Ottawa

Cabinet (mini-)shuffle: Mulroney-era veteran moves up a notch

After 18-year hiatus, Bernard Valcourt rises into a sensitive position

In the wake of Bev Oda’s announcement yesterday that she is leaving politics and her post as minister of international cooperation, the Prime Minister announced a quick, compact cabinet shuffle today. It’s interesting primarily because Bernard Valcourt, a veteran of Brian Mulroney’s cabinet who returned to federal politics in last year’s election after an 18-year hiatus, now rises into the sensitive position of overseeing military equipment purchases.

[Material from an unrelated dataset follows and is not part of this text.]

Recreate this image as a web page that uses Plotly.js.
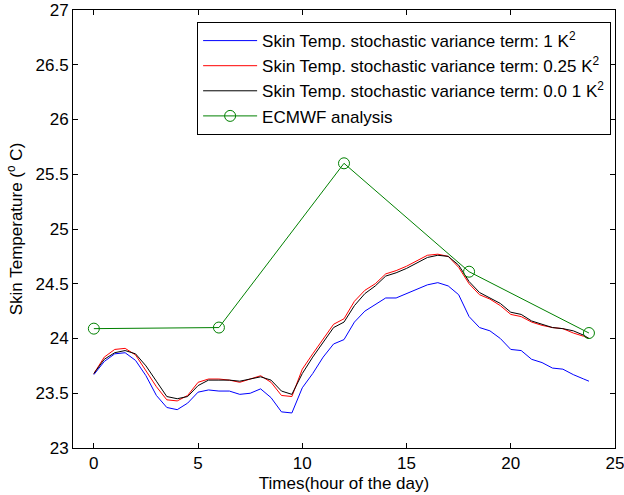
<!DOCTYPE html>
<html>
<head>
<meta charset="utf-8">
<script src="https://cdn.plot.ly/plotly-3.0.1.min.js"></script>
<style>html,body{margin:0;padding:0;background:#fff;}#chart{width:624px;height:495px;}</style>
</head>
<body>
<div id="chart"></div>
<script>
// Time axis (hours)
const hours = [0,0.5,1,1.5,2,2.5,3,3.5,4,4.5,5,5.5,6,6.5,7,7.5,8,8.5,9,9.5,10,10.5,11,11.5,12,12.5,13,13.5,14,14.5,15,15.5,16,16.5,17,17.5,18,18.5,19,19.5,20,20.5,21,21.5,22,22.5,23,23.5,23.75];
// Skin temperature, variance 1 K^2 (blue)
const var1 = [23.67,23.79,23.86,23.87,23.80,23.66,23.48,23.37,23.35,23.41,23.51,23.53,23.52,23.52,23.49,23.50,23.54,23.46,23.33,23.32,23.55,23.68,23.83,23.95,23.99,24.15,24.25,24.31,24.37,24.37,24.41,24.45,24.49,24.51,24.48,24.40,24.20,24.10,24.07,24.00,23.90,23.89,23.81,23.78,23.73,23.72,23.67,23.63,23.61];
// Skin temperature, variance 0.25 K^2 (red)
const var025 = [23.68,23.83,23.90,23.91,23.85,23.71,23.56,23.44,23.43,23.48,23.60,23.63,23.63,23.62,23.60,23.63,23.66,23.60,23.48,23.47,23.72,23.86,24.00,24.13,24.18,24.34,24.44,24.50,24.59,24.62,24.66,24.71,24.76,24.77,24.75,24.65,24.50,24.40,24.36,24.30,24.22,24.20,24.15,24.12,24.10,24.09,24.05,24.02,24.00];
// Skin temperature, variance 0.01 K^2 (black)
const var001 = [23.68,23.81,23.87,23.89,23.86,23.75,23.61,23.47,23.45,23.47,23.57,23.62,23.62,23.62,23.61,23.63,23.65,23.62,23.52,23.49,23.68,23.83,23.97,24.10,24.15,24.30,24.41,24.48,24.57,24.60,24.64,24.69,24.74,24.76,24.75,24.67,24.52,24.42,24.37,24.32,24.24,24.22,24.16,24.13,24.10,24.09,24.07,24.03,24.00];
// ECMWF analysis
const ecmwfHours = [0,6,12,18,23.75];
const ecmwfTemp = [24.09,24.10,25.60,24.61,24.05];
const xTicks = [0,5,10,15,20,25];
const yTicks = [23,23.5,24,24.5,25,25.5,26,26.5,27];
const names = [
  'Skin Temp. stochastic variance term: 1 K<sup>2</sup>',
  'Skin Temp. stochastic variance term: 0.25 K<sup>2</sup>',
  'Skin Temp. stochastic variance term: 0.0 1 K<sup>2</sup>',
  'ECMWF analysis'
];

const traces = [
  {x: hours, y: var1, name: names[0], mode: 'lines', line: {color: '#0000ff', width: 1}},
  {x: hours, y: var025, name: names[1], mode: 'lines', line: {color: '#ff0000', width: 1}},
  {x: hours, y: var001, name: names[2], mode: 'lines', line: {color: '#000000', width: 1}},
  {x: ecmwfHours, y: ecmwfTemp, name: names[3], mode: 'lines+markers', line: {color: '#008000', width: 1},
   marker: {symbol: 'circle-open', size: 11, color: '#008000', line: {width: 1, color: '#008000'}}}
];

const FONT = 'Liberation Sans, Arial, sans-serif';
const axisCommon = {
  showgrid: false, zeroline: false, showline: true, mirror: 'ticks', linecolor: '#000', linewidth: 1,
  ticks: 'inside', ticklen: 5, tickcolor: '#000', tickwidth: 1, ticklabeloverflow: 'allow',
  tickfont: {family: FONT, size: 17, color: '#000'}
};

const layout = {
  width: 624, height: 495,
  margin: {l: 73, r: 9, t: 10, b: 47},
  paper_bgcolor: '#fff', plot_bgcolor: '#fff',
  font: {family: FONT, size: 17, color: '#000'},
  showlegend: true,
  legend: {
    x: 0.229, y: 0.9725, xanchor: 'left', yanchor: 'top',
    bgcolor: '#fff', bordercolor: '#000', borderwidth: 1,
    font: {family: FONT, size: 17, color: '#000'},
    itemwidth: 54
  },
  xaxis: Object.assign({}, axisCommon, {
    range: [-1, 25], tickvals: xTicks, ticktext: xTicks.map(String),
    title: {text: 'Times(hour of the day)', font: {size: 17}, standoff: 4}
  }),
  yaxis: Object.assign({}, axisCommon, {
    range: [23, 27], tickvals: yTicks, ticktext: yTicks.map(String),
    title: {text: 'Skin Temperature (<sup>o</sup> C)', font: {size: 17}, standoff: 8}
  })
};

Plotly.newPlot('chart', traces, layout, {displayModeBar: false, staticPlot: true});
</script>
</body>
</html>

That job opens up because Julian Fantino is being moved over into Oda’s slot, which puts the former head of the Ontario Provincial Police in charge of the foreign aid file.  It is, for the most part, a responsibility that need not be particularly high-profile or high-pressure—Oda managed to draw the spotlight for all the wrong reasons.

But the far more intriguing element here is that Fantino had previously been associate minister of national defence, charged specifically with overseeing major procurements. And into that important niche Harper has decided to place Valcourt, the New Brunswick MP who was, in different stints, Mulroney’s minister of consumer and corporate affairs and minister of fisheries and oceans.

Harper tried him out first as minister of state for the Atlantic Canada Opportunities Agency and for the Francophonie, and apparently liked the veteran’s work. So Valcourt will hold onto those responsibilities as he takes up the junior defence minister’s job. That should see him on his feet often in Question Period fielding Opposition queries on multibillion-dollar procurements.

Needless to say, buying military hardware can be a challenging file to communicate effectively on, and Fantino wasn’t much good at it—especially when the F-35 jet fighter questions were coming at him in relentless salvos. But it’s not just those costly jets. This week’s awkward revelation, for instance, is that Sikorsky has missed the date for the what was supposed to be the first delivery of new Cyclone helicopters.

Valcourt was previously an MP from 1984 until 1993, when he fell, like so many Tories, in that year’s Liberal sweep. He bounced back by becoming New Brunswick’s Conservative leader, sitting in the provincial legislature from 1995 to 1999. Returning to Ottawa in last year’s election, he was of particular political value to Harper—who was left with just five MPs from Quebec in his Conservative caucus—as a francophone with solid cabinet experience.

So a solid performance from Valcourt would offer Harper three different sorts of political dividend—easing the anxiety around delayed and dubious military procurements, adding another prominent francophone voice to a government that doesn’t boast many, and boosting the sense that the Conservatives have a bit of bench strength in the Altantic provinces on issues that matters there.